Take him: A bearded man in his 60s, has not showered for three weeks, the other sole of his shoes missing. He keeps his Gambina bottle in a paper bag, shouts random oddities to people passing him by, then starts to doze off in the steady rumble of the tram. Pisses himself. Nevertheless, he is a father, and a grandfather. He ran a thriving business in the 80s, lived in a row house in Käpylä, was married to a blonde bank officer who gave birth to his two children. They were the living image of a happy family, if you ignore the affair the man was having with his secretary and the antidepressants the wife was secretly consuming. But they were on track, inside the magical sphere of acceptance in society. Until came the depression. First went the business, then came the booze, then went the wife, then came the DUI, then went the house, then came the new friends. Half of them are dead now, from alcohol or drugs, some of them jumped under a train. This man is now putting all his might into getting up from the damp place under the bridge in the morning, yet he would rather stay there and wither away if it were not for the inescapable need to get the morning drink. Suddenly, you do not feel disgusted by him anymore, you feel sorry for him.

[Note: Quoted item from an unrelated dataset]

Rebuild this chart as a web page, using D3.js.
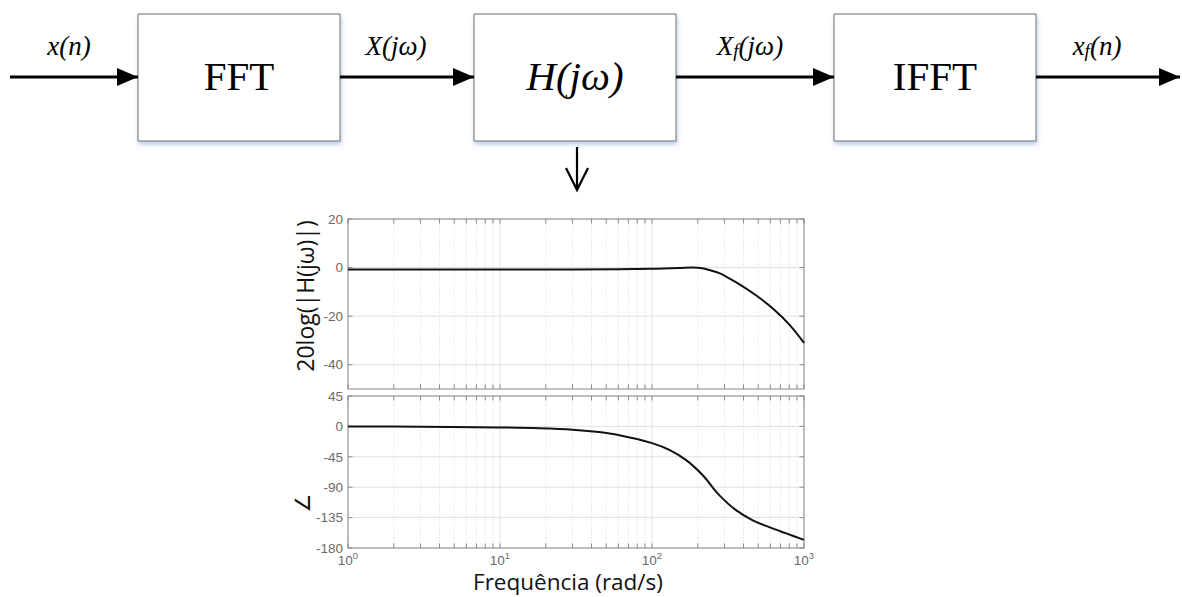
<!DOCTYPE html>
<html><head><meta charset="utf-8">
<script src="https://cdn.jsdelivr.net/npm/d3@7"></script>
<style>body{margin:0;background:#fff}svg{display:block}</style>
</head><body>
<svg id="c" width="1182" height="597"></svg>
<script>
// ---- data ----
const blocks = ["FFT", "H(jω)", "IFFT"];
const signalLabels = ["x(n)", "X(jω)", "Xf(jω)", "xf(n)"];
const magFreq = [1, 3, 10, 30, 60, 100, 150, 185, 214, 238, 277, 307, 379, 488, 629, 809, 1000];
const magDb   = [-0.8, -0.8, -0.8, -0.75, -0.65, -0.5, -0.2, 0, -0.3, -1.0, -2.3, -3.7, -7.0, -11.6, -17.1, -23.8, -31.0];
const phFreq  = [1, 3, 10, 18, 30, 43, 61, 100, 130, 167, 215, 277, 357, 460, 590, 757, 1000];
const phDeg   = [0, -0.4, -1.5, -2.7, -4.8, -8, -13, -24.8, -34.7, -49.6, -72, -101.7, -124, -139, -149, -158, -168];
const xTicks = [1, 10, 100, 1000];
const xTickExp = ["0", "1", "2", "3"];
const magTicks = [20, 0, -20, -40];
const phTicks = [45, 0, -45, -90, -135, -180];

const svg = d3.select("#c");
const defs = svg.append("defs");
const f = defs.append("filter").attr("id","sh").attr("x","-10%").attr("y","-10%").attr("width","120%").attr("height","130%");
f.append("feDropShadow").attr("dx",1).attr("dy",3).attr("stdDeviation",2).attr("flood-color","#a9c2de").attr("flood-opacity",0.8);
defs.append("marker").attr("id","ah").attr("viewBox","0 0 21 18").attr("refX",21).attr("refY",9)
  .attr("markerWidth",21).attr("markerHeight",18).attr("markerUnits","userSpaceOnUse").attr("orient","auto")
  .append("path").attr("d","M0,0L21,9L0,18Z").attr("fill","#000");

// ---- block diagram (layout) ----
const boxX = [138, 474, 834], boxW = 202;
const boxTop = 14, boxH = 127, arrowY = 77;
const g = svg.append("g");
g.selectAll("rect.b").data(blocks).join("rect").attr("class","b")
  .attr("x", (d,i)=>boxX[i]).attr("y", boxTop).attr("width", boxW).attr("height", boxH)
  .attr("fill","#fff").attr("stroke","#6e6e6e").attr("stroke-width",1).attr("filter","url(#sh)");
g.selectAll("text.b").data(blocks).join("text").attr("class","b")
  .attr("x", (d,i)=>boxX[i]+boxW/2).attr("y", 90).attr("text-anchor","middle")
  .attr("font-family","'Liberation Serif','Times New Roman',serif").attr("font-size",41)
  .attr("font-style", (d,i)=> i===1 ? "italic" : "normal").text(d=>d);
const arrowSegs = [
  [10, boxX[0]],
  [boxX[0]+boxW, boxX[1]],
  [boxX[1]+boxW, boxX[2]],
  [boxX[2]+boxW, 1180]
];
g.selectAll("line.a").data(arrowSegs).join("line").attr("class","a")
  .attr("x1",d=>d[0]).attr("x2",d=>d[1]).attr("y1",arrowY).attr("y2",arrowY)
  .attr("stroke","#000").attr("stroke-width",3).attr("marker-end","url(#ah)");
const lblX = [69, 396, 750, 1097];
signalLabels.forEach((s,i)=>{
  const t = g.append("text").attr("x",lblX[i]).attr("y",55).attr("text-anchor","middle")
    .attr("font-family","'Liberation Serif','Times New Roman',serif").attr("font-size",27).attr("font-style","italic");
  if (s.includes("f(")) {
    const k = s.indexOf("f(");
    t.append("tspan").text(s.slice(0,k));
    t.append("tspan").attr("font-size",19).attr("dy",2).text("f");
    t.append("tspan").attr("dy",-2).text(s.slice(k+1));
  } else t.text(s);
});
// down arrow
const dx0 = 577;
g.append("path").attr("d",`M${dx0},147L${dx0},190M${dx0-11},168L${dx0},190L${dx0+11},168`)
  .attr("fill","none").attr("stroke","#000").attr("stroke-width",2.2);

// ---- bode ----
const x = d3.scaleLog().domain([1,1000]).range([348, 804]);
const yM = d3.scaleLinear().domain([-50,20]).range([389,219]);
const yP = d3.scaleLinear().domain([-180,45]).range([548,396]);
const minor = [];
for (let d=1; d<1000; d*=10) for (let k=2;k<=9;k++) minor.push(d*k);
const axCol = "#8a8a8a", lblCol = "#6a6a6a";

function panel(y, yticks, fx, fy) {
  const [b,t] = y.range();
  const p = svg.append("g");
  p.selectAll("line.mg").data(minor).join("line").attr("x1",d=>x(d)).attr("x2",d=>x(d)).attr("y1",t).attr("y2",b)
    .attr("stroke","#dcdcdc").attr("stroke-width",0.8).attr("stroke-dasharray","1.5,1.5");
  p.selectAll("line.Mg").data(xTicks).join("line").attr("x1",d=>x(d)).attr("x2",d=>x(d)).attr("y1",t).attr("y2",b)
    .attr("stroke","#e0e0e0").attr("stroke-width",1);
  p.selectAll("line.hg").data(yticks).join("line").attr("x1",348).attr("x2",804).attr("y1",d=>y(d)).attr("y2",d=>y(d))
    .attr("stroke","#e0e0e0").attr("stroke-width",1);
  const tl = 4.5;
  const xt = minor.concat(xTicks);
  p.selectAll("line.tb").data(xt).join("line").attr("x1",d=>x(d)).attr("x2",d=>x(d)).attr("y1",b).attr("y2",b-tl).attr("stroke",axCol);
  p.selectAll("line.tt").data(xt).join("line").attr("x1",d=>x(d)).attr("x2",d=>x(d)).attr("y1",t).attr("y2",t+tl).attr("stroke",axCol);
  p.selectAll("line.tl").data(yticks).join("line").attr("x1",348).attr("x2",348+tl).attr("y1",d=>y(d)).attr("y2",d=>y(d)).attr("stroke",axCol);
  p.selectAll("line.tr").data(yticks).join("line").attr("x1",804).attr("x2",804-tl).attr("y1",d=>y(d)).attr("y2",d=>y(d)).attr("stroke",axCol);
  p.append("rect").attr("x",348).attr("y",t).attr("width",804-348).attr("height",b-t)
    .attr("fill","none").attr("stroke",axCol).attr("stroke-width",1);
  p.selectAll("text.yl").data(yticks).join("text").attr("x",343).attr("y",d=>y(d)).attr("dy","0.35em")
    .attr("text-anchor","end").attr("font-family","'Liberation Sans',Arial,sans-serif").attr("font-size",13.5)
    .attr("fill",lblCol).text(d=>d);
  const line = d3.line().x(d=>x(d[0])).y(d=>y(d[1])).curve(d3.curveCatmullRom.alpha(0.5));
  p.append("path").datum(fx.map((v,i)=>[v,fy[i]])).attr("d",line).attr("fill","none")
    .attr("stroke","#111").attr("stroke-width",2);
}
panel(yM, magTicks, magFreq, magDb);
panel(yP, phTicks, phFreq, phDeg);

// x tick labels
const xl = svg.append("g");
xTicks.forEach((v,i)=>{
  const t = xl.append("text").attr("x",x(v)).attr("y",565).attr("text-anchor","middle")
    .attr("font-family","'Liberation Sans',Arial,sans-serif").attr("font-size",13.5).attr("fill",lblCol);
  t.append("tspan").text("10");
  t.append("tspan").attr("font-size",9.5).attr("dy",-6).text(xTickExp[i]);
});
svg.append("text").attr("x",568).attr("y",590).attr("text-anchor","middle")
  .attr("font-family","'Open Sans',sans-serif").attr("font-size",22.5).attr("fill","#111").text("Frequência (rad/s)");
svg.append("text").attr("transform","translate(314,296) rotate(-90)").attr("text-anchor","middle")
  .attr("font-family","'Open Sans',sans-serif").attr("font-size",23).attr("fill","#111").text("20log(|H(jω)|)");
svg.append("text").attr("transform","translate(310,503) rotate(-90)").attr("text-anchor","middle")
  .attr("font-family","'Open Sans','DejaVu Sans',sans-serif").attr("font-size",21).attr("fill","#111").text("∠");
</script>
</body></html>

There are other, less visible examples of the growing gap between the rich and the poor everywhere along the tram route alone. A quite startling one is the bread line in Helsinginkatu, where Veikko Hursti foundation is handing out clothes and food twice a week for people in need. For a people who wants to forbid begging (in public) it must be a terrible shame to queue for bread and milk, but what other options are there? Most of them are regular pensioners who try to fill their stomachs from day to day. A society that does not take care of its elders, can you really call it a welfare society? The same fate awaits us in a few decades; although with the way the politicians are now going we might never get to ‘enjoy’ our retirement days. Our minister of finance Jutta Urpilainen is blindly keeping hold of her promise to the voters about not raising the retirement age. She will rather leave the time bomb ticking than add few more minutes to it. What do you say, should we take her for tram ride?